Date: 2012-03-07 01:22 pm (UTC)
From: [identity profile] sabrinamari.livejournal.com
Thank you for your patience.

(Hmmmm, I always seem to be saying that to people I respect. Maybe I am overcommitted?)

Michael has spontaneously jumped on board and is helping me clean the files. He feels pain watching my s-l-o-w manner on the computer.

Two days ago he said, "Why don't you learn to type? If you did, you could write at the speed you think.". Then yesterday, when I was despairing over copying all those entries, he looked up my monthly posts in just *this* journal and found it came out to about five a day.

Then he looked at me and said, "You don't need to learn to type."

Date: 2012-03-07 04:29 pm (UTC)
From: [identity profile] showingup.livejournal.com
I tend to worry that my ME makes me someone who can't consistently provide support for others, which means I'm a bad person for not properly valuing them - after all, if I really cherished others, I'd be consistently there for them, whenever they needed me, not just when I was able to do it. Right? And that this meant that I couldn't expect to be really valued by others, because someone as inconsistent and rubbish a friend and/or colleague as me isn't someone you'd miss if they weren't around. And so I've let potential friendships drift off because of my assumption that I'm not someone who enriches others' lives.

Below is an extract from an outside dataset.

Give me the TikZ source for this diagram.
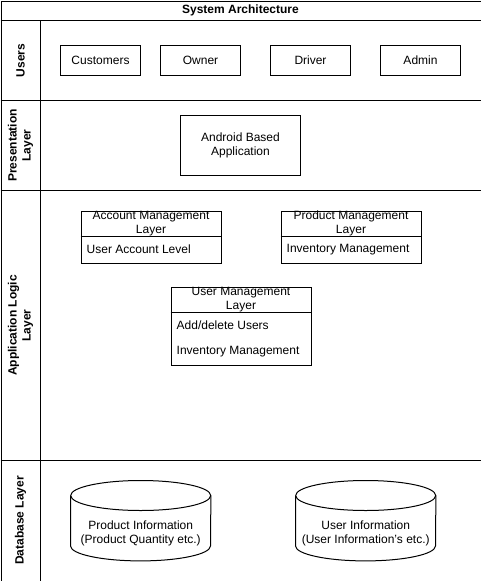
\documentclass[tikz,border=0pt]{standalone}
\usepackage{fontspec}
\setmainfont{Liberation Sans}
\usetikzlibrary{calc}
\tikzset{
  x=1pt, y=-1pt,
  every node/.style={font=\fontsize{12}{14}\selectfont, inner sep=0pt},
  line/.style={draw=black, line width=1pt},
  ubox/.style={line, minimum width=80pt, minimum height=30pt},
  lanelabel/.style={rotate=90, align=center, font=\fontsize{12}{14}\selectfont\bfseries},
  classbox/.style={line, minimum width=140pt, anchor=north west},
  itemtext/.style={anchor=west},
  dbbody/.style={minimum width=140pt, minimum height=80pt, anchor=north west},
}
\begin{document}
\begin{tikzpicture}
\useasboundingbox (0,0) rectangle (481,581);
% outer frame and lanes
\node[line, minimum width=480pt, minimum height=580pt, anchor=north west] (frame) at (0.5,0.5) {};
\coordinate (t1) at (0.5,20.5); \coordinate (t2) at (480.5,20.5);
\draw[line] (t1) -- (t2);
\coordinate (c1) at (40.5,20.5); \coordinate (c2) at (40.5,580.5);
\draw[line] (c1) -- (c2);
\coordinate (l1a) at (0.5,100.5); \coordinate (l1b) at (480.5,100.5);
\coordinate (l2a) at (0.5,190.5); \coordinate (l2b) at (480.5,190.5);
\coordinate (l3a) at (0.5,460.5); \coordinate (l3b) at (480.5,460.5);
\draw[line] (l1a) -- (l1b);
\draw[line] (l2a) -- (l2b);
\draw[line] (l3a) -- (l3b);
\node[font=\fontsize{12}{14}\selectfont\bfseries] (title) at (240.5,10.5) {System Architecture};
\node[lanelabel] (lusers) at (20.5,60.5) {Users};
\node[lanelabel] (lpres) at (20.5,145.5) {Presentation\\Layer};
\node[lanelabel] (lapp) at (20.5,325.5) {Application Logic\\Layer};
\node[lanelabel] (ldb) at (20.5,520.5) {Database Layer};
% users
\node[ubox] (cust) at (100.5,60.5) {Customers};
\node[ubox] (owner) at (200.5,60.5) {Owner};
\node[ubox] (driver) at (310.5,60.5) {Driver};
\node[ubox] (admin) at (420.5,60.5) {Admin};
% presentation
\node[line, minimum width=120pt, minimum height=60pt, align=center] (android) at (240.5,145.5) {Android Based\\Application};
% application logic
\node[classbox, minimum height=52pt] (acc) at (80.5,210.5) {};
\draw[line] ([yshift=-26pt]acc.north west) -- ([yshift=-26pt]acc.north east);
\node[align=center] (acch) at ([yshift=-13pt]acc.north) {Account Management\\Layer};
\node[itemtext] (acci) at ([xshift=6pt,yshift=-39pt]acc.north west) {User Account Level};

\node[classbox, minimum height=52pt] (prod) at (280.5,210.5) {};
\draw[line] ([yshift=-26pt]prod.north west) -- ([yshift=-26pt]prod.north east);
\node[align=center] (prodh) at ([yshift=-13pt]prod.north) {Product Management\\Layer};
\node[itemtext] (prodi) at ([xshift=6pt,yshift=-39pt]prod.north west) {Inventory Management};

\node[classbox, minimum height=78pt] (user) at (170.5,286.5) {};
\draw[line] ([yshift=-26pt]user.north west) -- ([yshift=-26pt]user.north east);
\node[align=center] (userh) at ([yshift=-13pt]user.north) {User Management\\Layer};
\node[itemtext] (useri1) at ([xshift=6pt,yshift=-39pt]user.north west) {Add/delete Users};
\node[itemtext] (useri2) at ([xshift=6pt,yshift=-65pt]user.north west) {Inventory Management};
% database
\node[dbbody] (db1) at (70.5,480.5) {};
\draw[line] ([yshift=-15pt]db1.north) ellipse [x radius=70pt, y radius=15pt];
\draw[line] ([yshift=-15pt]db1.north west) -- ([yshift=15pt]db1.south west) arc[start angle=180, end angle=360, x radius=70pt, y radius=15pt] -- ([yshift=-15pt]db1.north east);
\node[align=center] (db1t) at ([yshift=-13pt]db1.center) {Product Information\\(Product Quantity etc.)};

\node[dbbody] (db2) at (295.5,480.5) {};
\draw[line] ([yshift=-15pt]db2.north) ellipse [x radius=70pt, y radius=15pt];
\draw[line] ([yshift=-15pt]db2.north west) -- ([yshift=15pt]db2.south west) arc[start angle=180, end angle=360, x radius=70pt, y radius=15pt] -- ([yshift=-15pt]db2.north east);
\node[align=center] (db2t) at ([yshift=-13pt]db2.center) {User Information\\(User Information's etc.)};
\end{tikzpicture}
\end{document}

Yet, it's the quality of others' interactions with me that I value. And if I'm valuing them for their kind interactions with me, maybe they're not just making allowances for me, maybe they actually like my company and value me?

Huh. In my case, I'm surrounded by kindly, interesting, cool people who I don't get close to, so depriving myself of enrichment because I've been prepared to settle for a certain level of isolation rather than the closeness I yearn for.

Honestly, I am such a dork. Mind you, I have done exceedingly well in the Best Friend and Spouse stakes, so I've got some bits right!